В какой-то момент на сердце мне стало очень тяжко: кто-то не может оторвать от меня своего взгляда. Я никак не мог понять, но тем не менее чувствовал его тяжелый чугунный взгляд, не дававший мне двинуться. Было ясно, еще чуть-чуть и он даст о себе знать, тогда будет покончено со мной. Я с трудом взял себя в руки и немедленно достал свои стволы. Бежать нет смысла, ибо я даже не вижу его. Если побегу, то есть шанс, что попаду в его ловушку. Местность меж лесных деревьев хорошо просматривалась, по крайне мере мне так казалось, а значит, он выжидает на дистанции, как только он шевельнется, мой прицел будет наведен на него.

Прошло около минуты, а я все еще ощущал на себе его пристальный взгляд. Я не знаю, кто или что это, но он явно прирожденный хищник, его маскировка идеальна, но я не в первый раз становлюсь жертвой, и не в последний раз стану охотником.
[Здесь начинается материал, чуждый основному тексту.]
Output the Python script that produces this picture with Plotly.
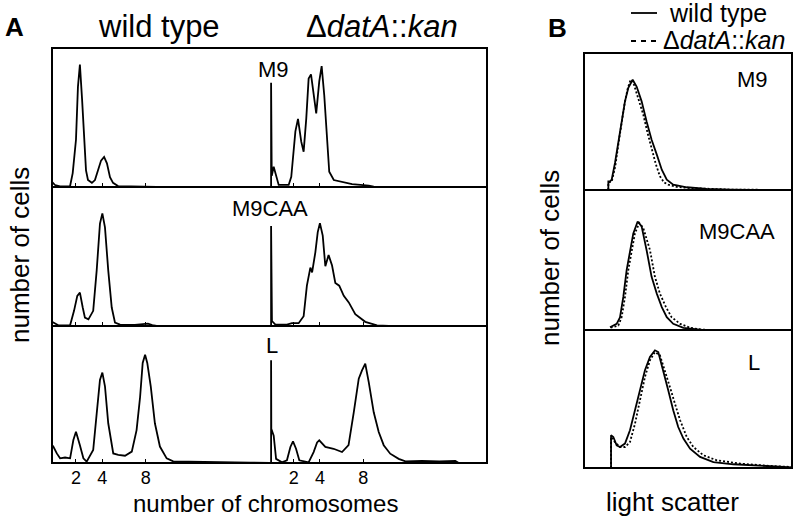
import plotly.graph_objects as go

# ---------------- DATA ----------------
# Panel A: DNA content histograms, x in relative channel units (0-100), y relative counts (0-100)
wt_m9_x = [0, 1.4, 3.7, 8.3, 9.5, 11, 11.9, 12.8, 13.8, 14.7, 15.6, 16.5, 18.3, 19.7, 21.1, 22.5, 23.9, 25.2, 26.6, 28, 30.3, 35, 40, 45, 48, 100]
wt_m9_y = [3.6, 1.4, 0.4, 0.7, 10, 34, 72, 88, 63, 32, 12, 5, 3, 5, 12, 19, 21.6, 17, 7, 3, 0.7, 0.5, 0.8, 0.5, 0, 0]

mu_m9_x = [0.5, 0.5, 0.8, 1.7, 3.2, 4, 8.6, 9.8, 11.7, 12.9, 14.4, 15.5, 16.7, 17.8, 18.9, 20.1, 21.3, 22.7, 23.8, 25, 26.3, 27.3, 29.4, 33.2, 37.8, 45.5, 47.8, 100]
mu_m9_y = [0, 75, 8, 14.6, 6.5, 1.5, 1.5, 7.4, 40, 49, 32.6, 25.4, 49, 78, 81, 66, 53, 76, 87, 66, 32.6, 11, 5, 3.4, 2, 1, 0.3, 0]

wt_caa_x = [0, 0.6, 2.9, 8.3, 10.1, 11.6, 12.8, 14.1, 15.1, 16.7, 18.9, 20.5, 22, 23.1, 24.3, 25.8, 27.4, 28.9, 31.2, 38, 44, 46, 48, 100]
wt_caa_y = [3, 2.4, 0.5, 0.5, 10.9, 21.7, 24, 13.3, 6, 4.8, 10.9, 40, 73.7, 81, 71, 40, 13.3, 2.4, 1, 0.8, 1.7, 0.6, 0, 0]

mu_caa_x = [0.5, 0.5, 0.9, 2.5, 7.8, 10.1, 13.2, 15.5, 17, 18.6, 19.4, 20.9, 22, 23, 24.3, 25.5, 27, 28.6, 30.1, 31.9, 34, 36.3, 39.3, 43.9, 49.3, 54.7, 100]
mu_caa_y = [0, 72, 3.6, 1, 1, 2, 2, 7, 29, 42, 38.6, 53, 67.6, 74, 65, 43, 51, 43.5, 31, 29, 21.7, 17, 8.5, 3, 0.5, 0, 0]

wt_l_x = [0, 0.6, 2.2, 3.7, 6, 8.3, 9.8, 11, 12.8, 14.4, 15.9, 18.9, 20.5, 22, 23.1, 24.3, 25.8, 28.1, 30.4, 33.5, 36.6, 38.8, 40.4, 41.6, 42.7, 43.7, 45.3, 47.2, 49.5, 52.6, 55.6, 70, 87.7, 91, 100]
wt_l_y = [13, 12, 7, 3.4, 4, 3.4, 16.8, 22.8, 13, 3.4, 1, 9.5, 36, 60.6, 66, 56, 29, 7, 6, 5.3, 8.3, 24, 48, 73, 79, 73, 56, 29, 12, 3.4, 1.2, 1, 0.8, 0.3, 0]

mu_l_x = [0.5, 0.5, 0.6, 1.7, 2.8, 5.5, 7.8, 9.4, 10.6, 12, 13.5, 17.8, 20.1, 21.7, 22.7, 25.5, 29.3, 33.2, 36.2, 38.6, 40.9, 42.4, 43.9, 45.5, 47.8, 50.1, 52.4, 55.4, 59.3, 62.4, 70, 78, 85.4, 87, 100]
mu_l_y = [0, 75, 25, 20, 3, 0.5, 2, 11.7, 15.8, 10.4, 2, 0.5, 8, 15, 16.5, 11.7, 10.4, 8, 13, 37, 61.5, 67.6, 72.5, 59, 37, 22.6, 13, 6.8, 3, 1.2, 1.5, 1.2, 1.5, 0, 0]

chrom_tickvals = [11, 23, 43]
chrom_ticktext = ["2", "4", "8"]

# Panel B: light scatter histograms
b_m9_wt_x = [11.7, 11.7, 12.5, 13.3, 14.9, 16.5, 18.1, 19.7, 21.3, 23.4, 25.3, 27.7, 30.1, 32.5, 35, 37.4, 39.8, 42.9, 49.4, 59, 70.2, 80, 100]
b_m9_wt_y = [0, 6.3, 6.3, 7.5, 19.7, 35.5, 50, 64.7, 74.5, 80.5, 75.5, 64.7, 50, 36.7, 25.8, 14.8, 7.5, 3.9, 2, 0.8, 0.3, 0, 0]
b_m9_mu_x = [11.7, 11.7, 13.3, 15, 16.5, 18, 19.5, 21, 22.4, 24, 26, 28.5, 30.5, 32.5, 34.5, 36.5, 38.5, 40.5, 45, 50, 58, 70, 100]
b_m9_mu_y = [0, 5.5, 6, 17, 33, 49, 63, 74, 80.5, 77, 67, 55, 42, 30.6, 19, 10, 5.5, 3.9, 2.2, 1.5, 0.8, 0.3, 0]

b_caa_wt_x = [12.5, 15.7, 17.3, 18.9, 20.5, 22.1, 23.7, 25.8, 27.7, 30.1, 32.5, 35, 37.4, 39.8, 42.9, 47.8, 52.6, 57, 100]
b_caa_wt_y = [2, 4.4, 9, 23.6, 42.8, 57, 69, 77.5, 74, 57, 38, 26, 16.4, 9.2, 4.4, 1.5, 0.5, 0, 0]
b_caa_mu_x = [12.8, 16.5, 18.1, 19.7, 21.3, 22.9, 24.5, 26.6, 28.5, 31.7, 34.1, 36.5, 39.4, 42.1, 46.2, 51, 55.8, 60.6, 100]
b_caa_mu_y = [1.6, 3.2, 9.2, 23.6, 42.8, 57.2, 69.2, 76.4, 72.8, 57.2, 38, 26, 16.4, 9.2, 4.4, 1.6, 0.4, 0, 0]

b_l_wt_x = [13, 13, 14.1, 15.7, 17.3, 19.7, 22.1, 24.5, 26.9, 29.3, 31.7, 34.1, 35.7, 38.1, 40.5, 42.9, 45.3, 47.8, 51, 55.8, 62.2, 71.8, 83, 94, 100]
b_l_wt_y = [0, 23.7, 22.5, 16.4, 15.2, 17.7, 27.3, 41.8, 56.3, 70.8, 80.4, 85.3, 84, 70.8, 56.3, 41.8, 29.7, 21.3, 14, 8, 4.3, 2.7, 1.7, 0.8, 0.5]
b_l_mu_x = [13, 13, 14.9, 17.3, 19.7, 22.1, 24.5, 26.9, 29.3, 31.7, 34.1, 36.5, 38.9, 41.3, 43.7, 46.2, 49.4, 52.6, 57.4, 63.8, 75, 91, 100]
b_l_mu_y = [0, 22.5, 18.8, 15.2, 15.2, 18.8, 32, 49, 66, 78, 84, 81.7, 70.8, 58.7, 46.7, 34.6, 22.5, 15.2, 9.2, 5.6, 3.2, 1.3, 0.8]

row_labels = ["M9", "M9CAA", "L"]

# ---------------- LAYOUT ----------------
W, H = 800, 518
FONT = "Liberation Sans, Arial, Helvetica, sans-serif"


def px(x):
    return x / W


def py(y):
    return 1 - y / H


A_L, A_MID, A_R = 52, 270, 487
A_ROWS = [(48, 187), (187, 326), (326, 463)]
B_L, B_R = 584, 792
B_ROWS = [(53, 190), (190, 330), (330, 468)]

fig = go.Figure()
LW = 1.8
solid = dict(color="black", width=LW)
dotted = dict(color="black", width=LW, dash="2px,2px")

a_data = [
    (wt_m9_x, wt_m9_y, mu_m9_x, mu_m9_y),
    (wt_caa_x, wt_caa_y, mu_caa_x, mu_caa_y),
    (wt_l_x, wt_l_y, mu_l_x, mu_l_y),
]
b_data = [
    (b_m9_wt_x, b_m9_wt_y, b_m9_mu_x, b_m9_mu_y),
    (b_caa_wt_x, b_caa_wt_y, b_caa_mu_x, b_caa_mu_y),
    (b_l_wt_x, b_l_wt_y, b_l_mu_x, b_l_mu_y),
]

layout_axes = {}
n = 0
for i, (top, bot) in enumerate(A_ROWS):
    for j, (xs, ys) in enumerate([(a_data[i][0], a_data[i][1]), (a_data[i][2], a_data[i][3])]):
        n += 1
        sfx = "" if n == 1 else str(n)
        fig.add_trace(go.Scatter(x=xs, y=ys, mode="lines", line=solid,
                                 xaxis="x" + sfx, yaxis="y" + sfx, showlegend=False,
                                 hoverinfo="skip"))
        dom_x = [px(A_L), px(A_MID)] if j == 0 else [px(A_MID), px(A_R)]
        layout_axes["xaxis" + sfx] = dict(
            domain=dom_x, range=[0, 100], anchor="y" + sfx, showgrid=False, zeroline=False,
            showline=False, ticks="inside", ticklen=4, tickwidth=1.2, tickcolor="black",
            tickvals=chrom_tickvals, ticktext=chrom_ticktext,
            showticklabels=(i == 2), ticklabelstandoff=2,
            tickfont=dict(family=FONT, size=18, color="black"), fixedrange=True)
        layout_axes["yaxis" + sfx] = dict(
            domain=[py(bot), py(top)], range=[0, 100], anchor="x" + sfx, visible=False,
            fixedrange=True)

for i, (top, bot) in enumerate(B_ROWS):
    n += 1
    sfx = str(n)
    wx, wy, mx, my = b_data[i]
    fig.add_trace(go.Scatter(x=mx, y=my, mode="lines", line=dotted, xaxis="x" + sfx,
                             yaxis="y" + sfx, showlegend=False, hoverinfo="skip"))
    fig.add_trace(go.Scatter(x=wx, y=wy, mode="lines", line=solid, xaxis="x" + sfx,
                             yaxis="y" + sfx, showlegend=False, hoverinfo="skip"))
    layout_axes["xaxis" + sfx] = dict(domain=[px(B_L), px(B_R)], range=[0, 100],
                                      anchor="y" + sfx, visible=False, fixedrange=True)
    layout_axes["yaxis" + sfx] = dict(domain=[py(bot), py(top)], range=[0, 100],
                                      anchor="x" + sfx, visible=False, fixedrange=True)

# frames
shapes = []
box = dict(color="black", width=2)
shapes.append(dict(type="rect", xref="paper", yref="paper", x0=px(A_L), x1=px(A_R),
                   y0=py(A_ROWS[2][1]), y1=py(A_ROWS[0][0]), line=box))
for top, bot in A_ROWS[:-1]:
    shapes.append(dict(type="line", xref="paper", yref="paper", x0=px(A_L), x1=px(A_R),
                       y0=py(bot), y1=py(bot), line=box))
shapes.append(dict(type="rect", xref="paper", yref="paper", x0=px(B_L), x1=px(B_R),
                   y0=py(B_ROWS[2][1]), y1=py(B_ROWS[0][0]), line=box))
for top, bot in B_ROWS[:-1]:
    shapes.append(dict(type="line", xref="paper", yref="paper", x0=px(B_L), x1=px(B_R),
                       y0=py(bot), y1=py(bot), line=box))
# legend samples
shapes.append(dict(type="line", xref="paper", yref="paper", x0=px(631), x1=px(657),
                   y0=py(13), y1=py(13), line=dict(color="black", width=1.8)))
shapes.append(dict(type="line", xref="paper", yref="paper", x0=px(631), x1=px(659),
                   y0=py(41), y1=py(41), line=dict(color="black", width=1.8, dash="5px,5px")))


def ann(text, x, y, size, xanchor="center", yanchor="middle", angle=0, bold=False):
    if bold:
        text = "<b>" + text + "</b>"
    return dict(text=text, x=px(x), y=py(y), xref="paper", yref="paper", showarrow=False,
                xanchor=xanchor, yanchor=yanchor, textangle=angle, borderpad=0,
                font=dict(family=FONT, size=size, color="black"))


annotations = [
    ann("A", 14, 27, 26, bold=True),
    ann("B", 557, 28, 26, bold=True),
    ann("wild type", 159, 26, 31),
    ann("Δ<i>datA</i>::<i>kan</i>", 382, 26, 31),
    ann("number of cells", 20, 255, 26, angle=-90),
    ann("number of cells", 550, 258, 26, angle=-90),
    ann("number of chromosomes", 265, 518, 24, yanchor="bottom"),
    ann("light scatter", 672, 518, 26, yanchor="bottom"),
    ann("wild type", 668, 13, 25, xanchor="left"),
    ann("Δ<i>datA</i>::<i>kan</i>", 662, 40, 25, xanchor="left"),
    ann(row_labels[0], 273, 69, 22),
    ann(row_labels[1], 270, 208, 22),
    ann(row_labels[2], 272, 345, 22),
    ann(row_labels[0], 752, 79, 22),
    ann(row_labels[1], 737, 231, 22),
    ann(row_labels[2], 754, 362, 22),
]

fig.update_layout(width=W, height=H, margin=dict(l=0, r=0, t=0, b=0),
                  paper_bgcolor="white", plot_bgcolor="white", showlegend=False,
                  shapes=shapes, annotations=annotations, **layout_axes)

# remove the default page margin so the figure fills the window exactly
fig.write_html("out.html", config={"displayModeBar": False},
               post_script="document.documentElement.style.margin='0';"
                           "document.body.style.margin='0';"
                           "document.body.style.overflow='hidden';")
На небольшой отдаленности, где почерневшей опавшей листвы было чуть больше, к земле, меж деревьев, прижался когтеклык. Из плотного слоя хорошо размазанной грязи изредка торчали пучочки серой шерсти. Его выдавали глаза, блестящие алчным и голодным свечением. В одно мгновение я направил оба дула пистолетов на зверя, но тот оказался быстрее. Когтеклык молнией ударился прочь от линии огня; стремительно, словно тень самой смерти, он устремился зигзагом на меня. Попасть в него из тяжелых пистолетов было невозможно. Дважды промахнувшись, я удрал со всех ног к тесной заросли деревьев, куда не мог протиснуться зверь. Но ветки и стволы молодых деревьев с легкостью ломались под дьявольским натиском когтеклыка. Бежать было некуда. Я уже чувствовал смрадное дыхание этой твари, а его когти уже готовы были разодрать мою спину. Я бежал, куда глаза глядели, в тот же момент, наслаждаясь последними мгновениями жизни, как внезапно провалился в глубокую и кромешную тьму.

* * *

Аркул тяжело поднял веки. Первое, что он почувствовал – боль. После долгого и болезненного падения по извилистым наклонным тоннелям, потрепанное тело провалилось в темную и сырую пещеру. Сначала Аркулу показалось, что он уже мертв и душа его ожидает в чистилище, куда не может проникнуть свет. Но он быстро пришел в себя и понял, что провалился в те самые Блоргбарийские пещеры, что тянутся через всю провинцию.